The United States Department of Justice War Division was a subdivision of the United States Department of Justice that was created on May 19, 1942 during World War II.

The purpose of the War Division was to combine several war-related activities spread across the Department. It consisted initially of the Special War Policies Unit, the Alien Property Unit, and the Alien Enemy Control Unit. The War Division later included the War Frauds Unit, which originated as the Economic Section of the Antitrust Division.

With the end of the war, the War Division was abolished on December 28, 1945.
==History==
The War Division of the United States Department of Justice was created on 19 May 1942 during the Second World War to consolidate and manage the Department’s expanding wartime legal responsibilities, particularly in areas involving national security and internal security enforcement.

A key early development came under its first head, James W. Morris, who organised the division during its formation period in 1942 and established its core responsibilities, including coordination of enemy alien control and wartime security prosecutions that had previously been handled across multiple DOJ sections.

In 1943, leadership passed to Tom C. Clark, under whom the division expanded significantly. During this period, the War Division became the central coordinating body for legal action involving espionage, sabotage, wartime fraud, and the administration of alien property seized under federal wartime authority.

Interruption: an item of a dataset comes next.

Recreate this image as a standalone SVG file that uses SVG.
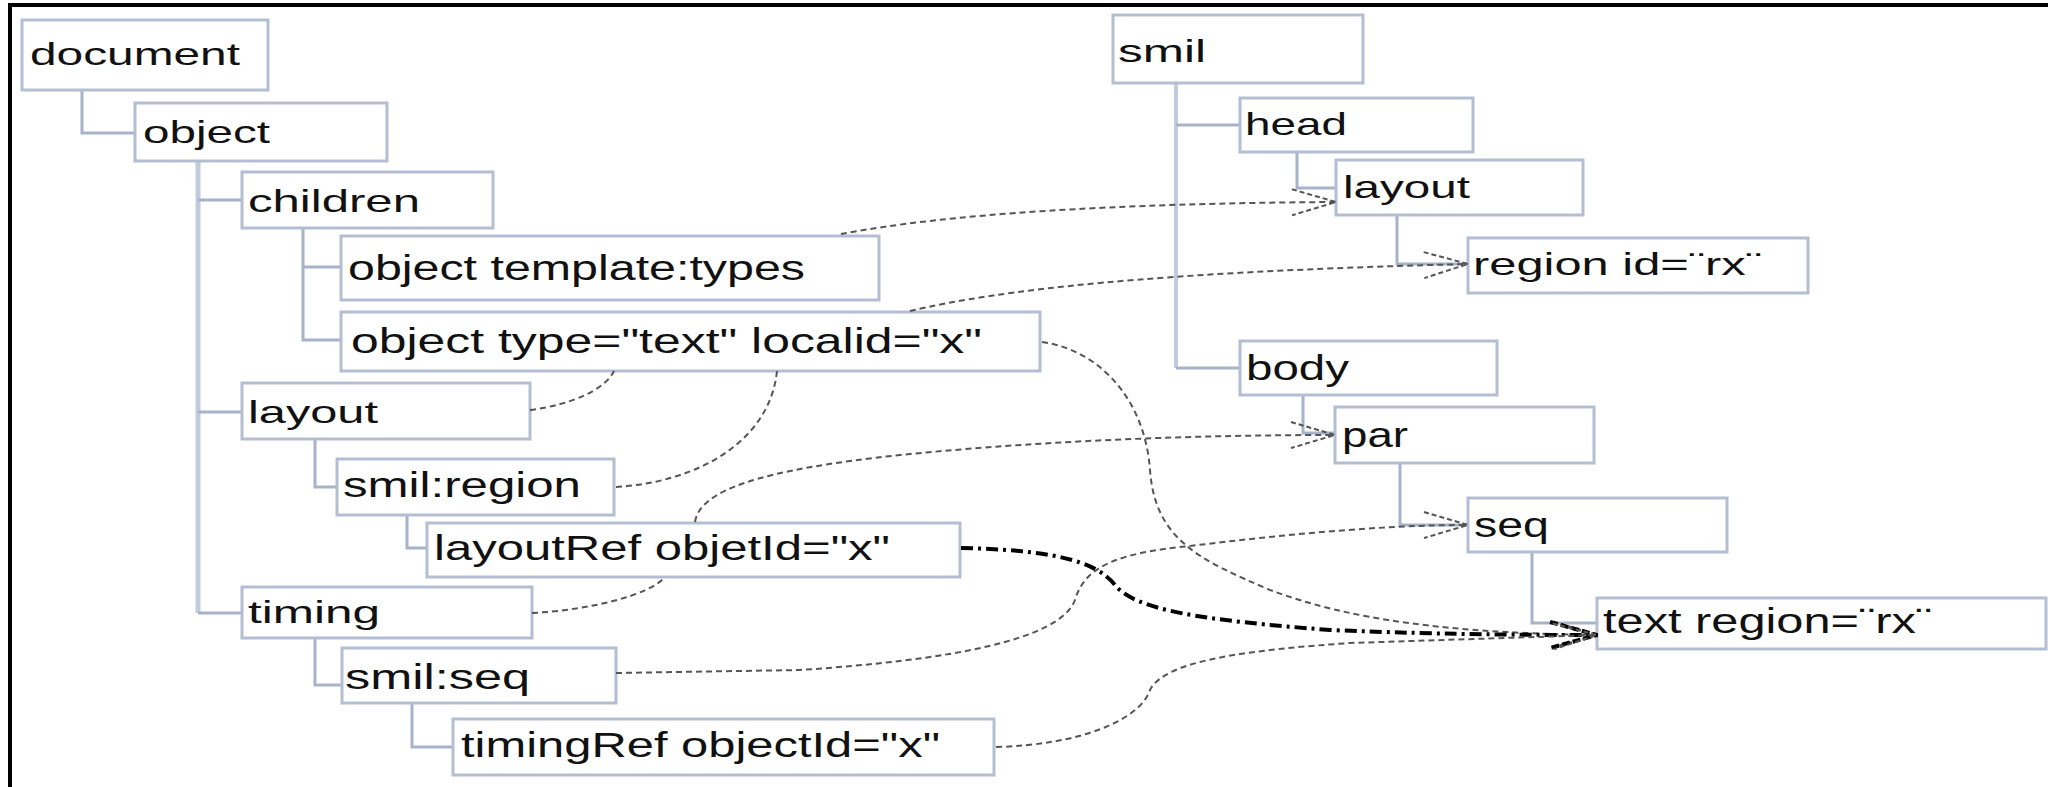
<svg xmlns="http://www.w3.org/2000/svg" width="2048" height="787" viewBox="0 0 2048 787">
<defs>
<style>
.box{fill:#fff;stroke:#b3bed2;stroke-width:3}
.t{font-family:"Liberation Sans",Arial,sans-serif;fill:#111;font-size:32px}
.tb{font-size:35px}
.tree{fill:none;stroke:#a7b3c9;stroke-width:3}
.trunk{fill:none;stroke:#c2cbdd;stroke-width:5}
.dash{fill:none;stroke:#555;stroke-width:2;stroke-dasharray:6 4}
.dd{fill:none;stroke:#000;stroke-width:4;stroke-dasharray:12 5 3 5}
</style>
<marker id="open" markerUnits="userSpaceOnUse" viewBox="0 0 46 30" refX="45" refY="15" markerWidth="46" markerHeight="30" orient="auto">
<path d="M1,2 L45,15 L1,28" fill="none" stroke="#555" stroke-width="2" stroke-dasharray="5 3"/>
</marker>
<marker id="bold" markerUnits="userSpaceOnUse" viewBox="0 0 50 32" refX="49" refY="16" markerWidth="50" markerHeight="32" orient="auto">
<path d="M2,3 L49,16 L2,29" fill="none" stroke="#000" stroke-width="4" stroke-dasharray="8 3"/>
</marker>
</defs>
<rect width="2048" height="787" fill="#fff"/>
<g id="frame" stroke="#000" stroke-width="4">
<line x1="8" y1="5" x2="2048" y2="5"/>
<line x1="10" y1="3" x2="10" y2="787"/>
</g>
<g id="tree-connectors">
<path class="tree" d="M82,90 V133 H135"/>
<path class="trunk" d="M198,161 V613"/>
<path class="tree" d="M198,200 H242 M198,412 H242 M198,613 H242"/>
<path class="tree" d="M303,228 V340 H341 M303,267 H341"/>
<path class="tree" d="M315,439 V487 H337"/>
<path class="tree" d="M407,515 V548 H427"/>
<path class="tree" d="M315,638 V685 H342"/>
<path class="tree" d="M412,703 V747 H453"/>
<path class="trunk" d="M1176,83 V368" style="stroke-width:4"/>
<path class="tree" d="M1176,125 H1240 M1176,368 H1240"/>
<path class="tree" d="M1297,152 V188 H1336"/>
<path class="tree" d="M1397,215 V264 H1468"/>
<path class="tree" d="M1303,395 V433 H1335"/>
<path class="tree" d="M1400,463 V525 H1468"/>
<path class="tree" d="M1532,552 V623 H1597"/>
</g>
<g id="n-document"><rect class="box" x="22" y="20" width="246" height="70"/><text class="t" x="30" y="65" textLength="210" lengthAdjust="spacingAndGlyphs">document</text></g>
<g id="n-object"><rect class="box" x="135" y="103" width="252" height="58"/><text class="t" x="143" y="143" textLength="127" lengthAdjust="spacingAndGlyphs">object</text></g>
<g id="n-children"><rect class="box" x="242" y="172" width="251" height="56"/><text class="t" x="248" y="212" textLength="172" lengthAdjust="spacingAndGlyphs">children</text></g>
<g id="n-template"><rect class="box" x="341" y="236" width="538" height="64"/><text class="t tb" x="348" y="280" textLength="457" lengthAdjust="spacingAndGlyphs">object template:types</text></g>
<g id="n-objtext"><rect class="box" x="341" y="312" width="699" height="59"/><text class="t tb" x="351" y="353" textLength="631" lengthAdjust="spacingAndGlyphs">object type="text" localid="x"</text></g>
<g id="n-layout-l"><rect class="box" x="242" y="383" width="288" height="56"/><text class="t" x="248" y="423" textLength="130" lengthAdjust="spacingAndGlyphs">layout</text></g>
<g id="n-smilregion"><rect class="box" x="337" y="459" width="277" height="56"/><text class="t tb" x="343" y="497" textLength="238" lengthAdjust="spacingAndGlyphs">smil:region</text></g>
<g id="n-layoutref"><rect class="box" x="427" y="523" width="533" height="54"/><text class="t tb" x="434" y="560" textLength="456" lengthAdjust="spacingAndGlyphs">layoutRef objetId="x"</text></g>
<g id="n-timing"><rect class="box" x="242" y="587" width="290" height="51"/><text class="t" x="248" y="623" textLength="132" lengthAdjust="spacingAndGlyphs">timing</text></g>
<g id="n-smilseq"><rect class="box" x="342" y="648" width="274" height="55"/><text class="t tb" x="345" y="689" textLength="185" lengthAdjust="spacingAndGlyphs">smil:seq</text></g>
<g id="n-timingref"><rect class="box" x="453" y="719" width="541" height="56"/><text class="t tb" x="461" y="757" textLength="479" lengthAdjust="spacingAndGlyphs">timingRef objectId="x"</text></g>
<g id="n-smil"><rect class="box" x="1113" y="15" width="250" height="68"/><text class="t" x="1118" y="62" textLength="88" lengthAdjust="spacingAndGlyphs">smil</text></g>
<g id="n-head"><rect class="box" x="1240" y="98" width="233" height="54"/><text class="t" x="1245" y="135" textLength="102" lengthAdjust="spacingAndGlyphs">head</text></g>
<g id="n-layout-r"><rect class="box" x="1336" y="160" width="247" height="55"/><text class="t" x="1343" y="198" textLength="127" lengthAdjust="spacingAndGlyphs">layout</text></g>
<g id="n-region"><rect class="box" x="1468" y="238" width="340" height="55"/><text class="t" x="1473" y="275" textLength="289" lengthAdjust="spacingAndGlyphs">region id=¨rx¨</text></g>
<g id="n-body"><rect class="box" x="1240" y="341" width="257" height="54"/><text class="t tb" x="1246" y="380" textLength="103" lengthAdjust="spacingAndGlyphs">body</text></g>
<g id="n-par"><rect class="box" x="1335" y="407" width="259" height="56"/><text class="t tb" x="1342" y="447" textLength="66" lengthAdjust="spacingAndGlyphs">par</text></g>
<g id="n-seq"><rect class="box" x="1468" y="498" width="259" height="54"/><text class="t tb" x="1474" y="537" textLength="75" lengthAdjust="spacingAndGlyphs">seq</text></g>
<g id="n-textregion"><rect class="box" x="1597" y="598" width="449" height="51"/><text class="t tb" x="1603" y="633" textLength="329" lengthAdjust="spacingAndGlyphs">text region=¨rx¨</text></g>
<g id="links">
<path class="dash" d="M841,234 Q1000,204 1336,202" marker-end="url(#open)"/>
<path class="dash" d="M910,311 C1000,290 1150,272 1468,264" marker-end="url(#open)"/>
<path class="dash" d="M1042,342 C1100,350 1145,400 1150,470 C1155,540 1200,560 1270,590 C1350,620 1450,633 1597,635" marker-end="url(#open)"/>
<path class="dash" d="M530,410 C570,405 605,390 614,371"/>
<path class="dash" d="M616,487 C700,482 770,440 777,371"/>
<path class="dash" d="M695,522 C700,490 760,470 900,455 C1050,440 1200,435 1335,435" marker-end="url(#open)"/>
<path class="dd" d="M961,548 C1050,550 1095,560 1115,585 C1135,610 1200,620 1330,630 C1450,635 1550,635 1597,635" marker-end="url(#bold)"/>
<path class="dash" d="M532,613 C590,610 650,595 665,577"/>
<path class="dash" d="M616,673 L800,670 C950,660 1060,640 1075,600 C1085,565 1120,553 1190,546 C1280,535 1380,525 1468,525" marker-end="url(#open)"/>
<path class="dash" d="M996,747 C1080,745 1140,720 1150,690 C1165,660 1250,650 1350,643 L1597,635" marker-end="url(#open)"/>
</g>
</svg>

Following the end of the Second World War, the division was dissolved on 28 December 1945, and its responsibilities were redistributed within the Department of Justice, primarily into the Criminal Division and other permanent enforcement units.
==Leadership==
The War Division of the United States Department of Justice was led by an Assistant Attorney General reporting to the Attorney General of the United States.
===List===
- James W. Morris (1942–1943)
- Herbert Wechsler (1943–1945)
- Charles E. Rhetts (1945; Acting)

=== First Assistant to the War Division ===
Charles E. Rhetts served as First Assistant of the War Division in the United States Department of Justice from 1944 to 1946. He was a senior official within the division and served as a principal assistant to the Assistant Attorney General responsible for the War Division. In 1945, Rhetts also served as Acting Assistant Attorney General during a transition in the division's leadership.